When the unexpected happens you might as well just roll with it. That’s the decision Sophie and Ethan make when a couples retreat takes a baffling turn. Plunging into a slippery world where comprehension is at a premium, nothing in The One I Love is quite what it seems and it’s all the more brilliant for it.
A corny opening sequence that swiftly turns on its head sets the scene for what’s to follow. Sophie (Elisabeth Moss) and Ethan’s (Mark Duplass) marriage is on the rocks. The years have not been kind as the early magic faded away to be replaced by recriminations and a lack of understanding. To fix this, they turn to Ted Danson’s marriage counsellor who sends them off to a picturesque country house to try and reconnect and discover what it is they really want from each other. What starts off as a delightful trip soon descends into twisting confusion when the guest house springs an unanticipated surprise.

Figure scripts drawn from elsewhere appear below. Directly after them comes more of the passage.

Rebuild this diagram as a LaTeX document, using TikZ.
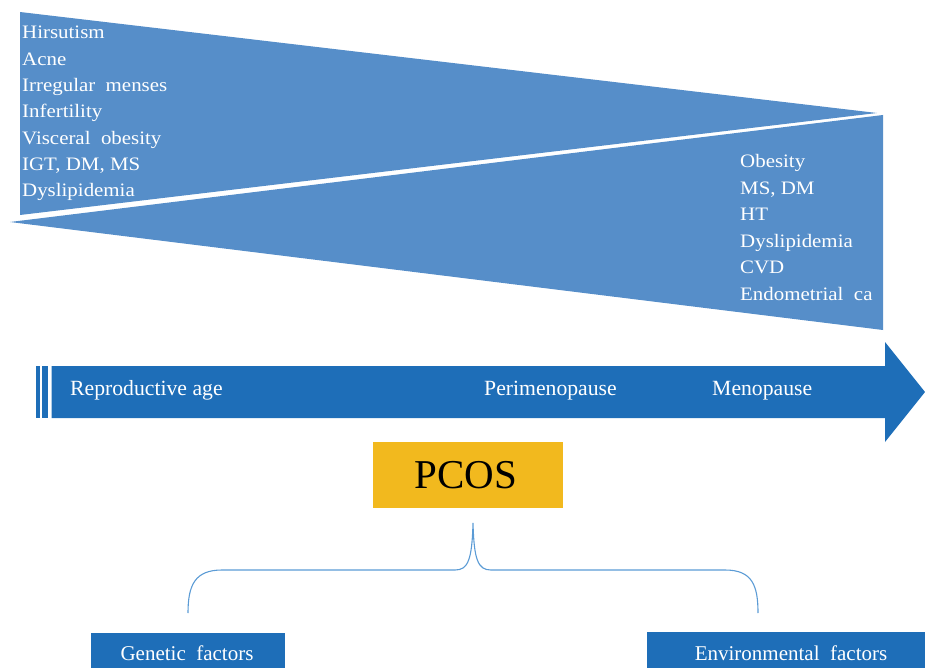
\documentclass[tikz,border=0pt]{standalone}
\usepackage{fontspec}
\setmainfont{Liberation Serif}
\newfontfamily\listfont{Liberation Serif}[FakeStretch=1.1]
\definecolor{tri}{RGB}{86,142,201}
\definecolor{arr}{RGB}{30,110,184}
\definecolor{gold}{RGB}{242,185,30}
\definecolor{bracec}{RGB}{91,155,213}
\begin{document}
\begin{tikzpicture}[x=1pt,y=-1pt,
  listtxt/.style={anchor=base west, text=white, inner sep=0pt, font=\listfont\fontsize{19}{19}\selectfont},
  arrtxt/.style={anchor=base west, text=white, inner sep=0pt, font=\fontsize{21.7}{21.7}\selectfont},
  boxtxt/.style={anchor=base, text=white, inner sep=0pt, font=\fontsize{21}{21}\selectfont},
  bluebox/.style={fill=arr, inner sep=0pt, anchor=north west}]
\useasboundingbox (0,0) rectangle (925,668);
% upper and lower wedges
\fill[tri] (20,12) -- (877,113) -- (20,215) -- cycle;
\fill[tri] (10,222) -- (883,115) -- (883,330) -- cycle;
% left list
\foreach \t [count=\i] in {Hirsutism, Acne, Irregular\ \ menses, Infertility, Visceral\ \ obesity, {IGT, DM, MS}, Dyslipidemia}
  \node[listtxt] (L\i) at (22,{39+26.3*(\i-1)}) {\t};
% right list
\foreach \t [count=\i] in {Obesity, {MS, DM}, HT, Dyslipidemia, CVD, Endometrial\ \ ca}
  \node[listtxt] (R\i) at (740,{168+26.4*(\i-1)}) {\t};
% timeline arrow
\fill[arr] (36,366) rectangle (40,418);
\fill[arr] (42.3,366) rectangle (48.3,418);
\fill[arr] (51.7,366) -- (885,366) -- (885,342) -- (925,392) -- (885,442) -- (885,418) -- (51.7,418) -- cycle;
\node[arrtxt] (rep) at (70,395) {Reproductive age};
\node[arrtxt] (peri) at (484,395) {Perimenopause};
\node[arrtxt] (meno) at (712,395) {Menopause};
% PCOS
\node[fill=gold, minimum width=190pt, minimum height=66pt, inner sep=0pt] (pcos) at (468,475) {};
\node[anchor=base, inner sep=0pt, font=\fontsize{41}{41}\selectfont] (pcostxt) at (466,488) {PCOS};
% brace
\draw[bracec, line width=1.1pt] (188,613) .. controls (188,585) and (195,570) .. (222,570) -- (455,570)
  .. controls (468,570) and (472,560) .. (473,523)
  .. controls (474,560) and (478,570) .. (491,570) -- (725,570)
  .. controls (752,570) and (758,585) .. (758,613);
% bottom boxes
\node[bluebox, minimum width=194pt, minimum height=40pt] (genbox) at (91,633) {};
\node[boxtxt] (gentxt) at (187,660) {Genetic\ \ factors};
\node[bluebox, minimum width=280pt, minimum height=40pt] (envbox) at (647,632) {};
\node[boxtxt] (envtxt) at (791,660) {Environmental\ \ factors};
\end{tikzpicture}
\end{document}
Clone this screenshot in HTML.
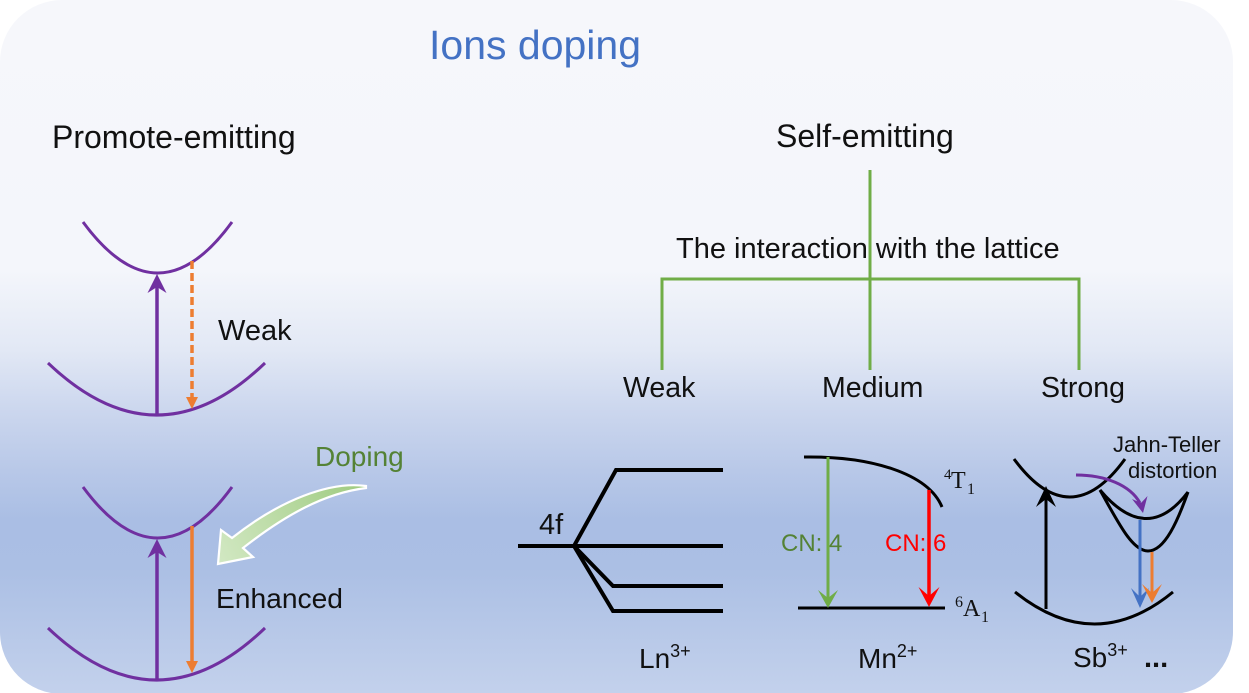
<!DOCTYPE html>
<html>
<head>
<meta charset="utf-8">
<style>
  html,body{margin:0;padding:0;background:#fff;}
  body{width:1249px;height:693px;overflow:hidden;}
  svg{display:block;}
  text{font-family:"Liberation Sans",Arial,sans-serif;}
  .serif{font-family:"Liberation Serif","Times New Roman",serif;}
</style>
</head>
<body>
<svg width="1249" height="693" viewBox="0 0 1249 693" xmlns="http://www.w3.org/2000/svg">
  <defs>
    <linearGradient id="bg" x1="0" y1="0" x2="0" y2="693" gradientUnits="userSpaceOnUse">
      <stop offset="0" stop-color="#f6f7fb"/>
      <stop offset="0.39" stop-color="#f4f6fb"/>
      <stop offset="0.505" stop-color="#e2e8f5"/>
      <stop offset="0.59" stop-color="#ccd7ee"/>
      <stop offset="0.68" stop-color="#b8c8e8"/>
      <stop offset="0.75" stop-color="#aabee4"/>
      <stop offset="0.82" stop-color="#abbfe4"/>
      <stop offset="1" stop-color="#c3d1ec"/>
    </linearGradient>
    <linearGradient id="dop" x1="366" y1="487" x2="218" y2="563" gradientUnits="userSpaceOnUse">
      <stop offset="0" stop-color="#9fcb80"/>
      <stop offset="1" stop-color="#d2e8c3"/>
    </linearGradient>
  </defs>

  <rect x="0" y="0" width="1233" height="694" rx="62" ry="62" fill="url(#bg)"/>

  <!-- Titles -->
  <text x="429" y="59" font-size="41" fill="#4472c4">Ions doping</text>
  <text x="52" y="148" font-size="32" fill="#111">Promote-emitting</text>
  <text x="776" y="147" font-size="32" fill="#111">Self-emitting</text>

  <!-- ===== Left: weak ===== -->
  <g fill="none" stroke="#7030a0" stroke-width="3">
    <path d="M83,222 Q158,324 232,222"/>
    <path d="M48,363 Q157,467 265,363"/>
    <path d="M83,487 Q158,589 232,487"/>
    <path d="M48,628 Q157,732 265,628"/>
  </g>
  <g stroke="#7030a0" stroke-width="3.5">
    <line x1="157" y1="415" x2="157" y2="285"/>
    <line x1="157" y1="680" x2="157" y2="550"/>
  </g>
  <g fill="#7030a0">
    <path d="M157,274 L166.5,293 L157,287 L147.5,293 Z"/>
    <path d="M157,539 L166.5,558 L157,552 L147.5,558 Z"/>
  </g>
  <!-- orange -->
  <line x1="192" y1="261" x2="192" y2="398" stroke="#ed7d31" stroke-width="3.5" stroke-dasharray="8,4"/>
  <path d="M186,397 L198,397 L192,409 Z" fill="#ed7d31"/>
  <line x1="192" y1="526" x2="192" y2="662" stroke="#ed7d31" stroke-width="3.5"/>
  <path d="M186,661 L198,661 L192,673 Z" fill="#ed7d31"/>

  <text x="218" y="340" font-size="29" fill="#111">Weak</text>
  <text x="216" y="608" font-size="28.2" fill="#111">Enhanced</text>
  <text x="315" y="466" font-size="28" fill="#548235">Doping</text>

  <!-- Doping arrow -->
  <path d="M366,486 C330,481 280,500 232,538 L221,530 L218,564 L253,557 L243,548 C285,515 325,493 366,488 Z"
        fill="url(#dop)" stroke="#ffffff" stroke-width="2.2" stroke-linejoin="miter"/>

  <!-- ===== Tree ===== -->
  <g stroke="#70ad47" stroke-width="3" fill="none">
    <line x1="870" y1="170" x2="870" y2="370"/>
    <polyline points="662,370 662,279 1079,279 1079,370"/>
  </g>
  <text x="676" y="258" font-size="29" fill="#111">The interaction with the lattice</text>
  <text x="623" y="397" font-size="28.5" fill="#111">Weak</text>
  <text x="822" y="397" font-size="28.5" fill="#111">Medium</text>
  <text x="1041" y="397" font-size="28.5" fill="#111">Strong</text>

  <!-- ===== Ln3+ ===== -->
  <g stroke="#000" stroke-width="4" fill="none" stroke-linejoin="miter">
    <line x1="518" y1="546" x2="723" y2="546"/>
    <polyline points="574,546 616,470 723,470"/>
    <polyline points="574,546 613,586 723,586"/>
    <polyline points="574,546 613,611 723,611"/>
  </g>
  <text x="539" y="534" font-size="29" fill="#111">4f</text>
  <text x="639" y="668" font-size="28" fill="#111">Ln<tspan font-size="18" dy="-11">3+</tspan></text>

  <!-- ===== Mn2+ ===== -->
  <g stroke="#000" stroke-width="3" fill="none">
    <path d="M804,457 C870,456 928,473 942,507"/>
    <line x1="798" y1="608" x2="945" y2="608"/>
  </g>
  <text x="781" y="551" font-size="24" fill="#548235">CN: 4</text>
  <text x="885" y="551" font-size="24" fill="#ff0000">CN: 6</text>
  <line x1="828" y1="457" x2="828" y2="598" stroke="#70ad47" stroke-width="3"/>
  <path d="M828,608 L838,590 L828,598 L818,590 Z" fill="#70ad47"/>
  <line x1="929" y1="490" x2="929" y2="596" stroke="#ff0000" stroke-width="3.5"/>
  <path d="M929,607 L939.5,587 L929,596 L918.5,587 Z" fill="#ff0000"/>
  <text class="serif" x="944" y="479" font-size="15" fill="#111">4</text>
  <text class="serif" x="951" y="488" font-size="24" fill="#111">T</text>
  <text class="serif" x="967" y="494" font-size="16" fill="#111">1</text>
  <text class="serif" x="955" y="607" font-size="16" fill="#111">6</text>
  <text class="serif" x="963" y="616" font-size="24" fill="#111">A</text>
  <text class="serif" x="981" y="622" font-size="16" fill="#111">1</text>
  <text x="858" y="668" font-size="28" fill="#111">Mn<tspan font-size="18" dy="-11">2+</tspan></text>

  <!-- ===== Sb3+ ===== -->
  <g stroke="#000" stroke-width="3" fill="none">
    <path d="M1014,459 Q1070,535 1125,459"/>
    <path d="M1015,592 Q1095,656 1173,592"/>
    <path d="M1100,490 Q1147,546 1188,492"/>
    <path d="M1100,490 C1118,522 1132,551 1148,551 C1165,551 1178,520 1188,492"/>
  </g>
  <line x1="1046" y1="609" x2="1046" y2="497" stroke="#000" stroke-width="3"/>
  <path d="M1046,486 L1056,507 L1046,499 L1036,507 Z" fill="#000"/>
  <!-- purple curved -->
  <path d="M1076,475 C1105,475 1130,485 1140,503" fill="none" stroke="#7030a0" stroke-width="3"/>
  <path d="M1143,513 L1147.5,496 L1141,503 L1132,499 Z" fill="#7030a0"/>
  <!-- blue -->
  <line x1="1140" y1="520" x2="1140" y2="598" stroke="#4472c4" stroke-width="3"/>
  <path d="M1140,608 L1149,588 L1140,597 L1131,588 Z" fill="#4472c4"/>
  <!-- orange -->
  <line x1="1152" y1="552" x2="1152" y2="593" stroke="#ed7d31" stroke-width="3"/>
  <path d="M1152,603 L1162,584 L1152,593 L1142,584 Z" fill="#ed7d31"/>

  <text x="1113" y="452" font-size="22" fill="#111">Jahn-Teller</text>
  <text x="1128" y="478" font-size="22" fill="#111">distortion</text>
  <text x="1073" y="667" font-size="28" fill="#111">Sb<tspan font-size="18" dy="-11">3+</tspan></text>
  <text x="1144" y="667" font-size="29" font-weight="bold" fill="#111">...</text>
</svg>
</body>
</html>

With only three actors in the entire film, and one of those only a fleeting appearance, a lot rests on the shoulders of Moss and Duplass. They prove up to task, displaying a rapport that conveys years of married familiarity. Moss plays deceit particularly well while Duplass puts in a multi-faceted performance that brings out substantially different characteristics in Ethan.
They anchor Charlie McDowell’s remarkable debut feature allowing him to build on their firm base. He sets the scene well, casting his beautiful backdrop in a soft amber glow without ever allowing it to distract from the story. Justin Lader’s screenplay is a clever beast, rolling through a series of stages that start out with confusion before moving through intriguing and ultimately sinister developments. A feeling of claustrophobia begins to take grip, as if Sophie and Ethan have entered a twilight world that they are incapable of escaping from.
This is high concept that actually follows through for once. The twists and turns just keep coming right up until the very end. There is not a moment that lasts longer than it should, the pace gradually increasing as things really start to get out of hand. A dinner party near the end is a thing of awkwardly cringing beauty. For a film that relies on keeping the audience off balance, only the right amount of detail is available. Explanation is provided only where absolutely needed. Ambiguity and the unknown rule supreme.
Not every turn is quite as leftfield as intended. After the story has played out long enough, its rhythms become discernible telegraphing a couple of late changes in direction. The glossy veneer of false reality is also punctured as the not so happily married couple, particularly Sophie, deal with the bizarre situation in an unrealistic manner. It’s one thing to go with the flow; it’s another to blindly throw all caution to the wind.
Even with that factored in, The One I Love is a highly unique debut that cries out for a repeat viewing. If you’ve ever tried to iron out disagreeable quirks in your partner, this film might make you think twice. Or it might not. Either way there’s a price to be paid.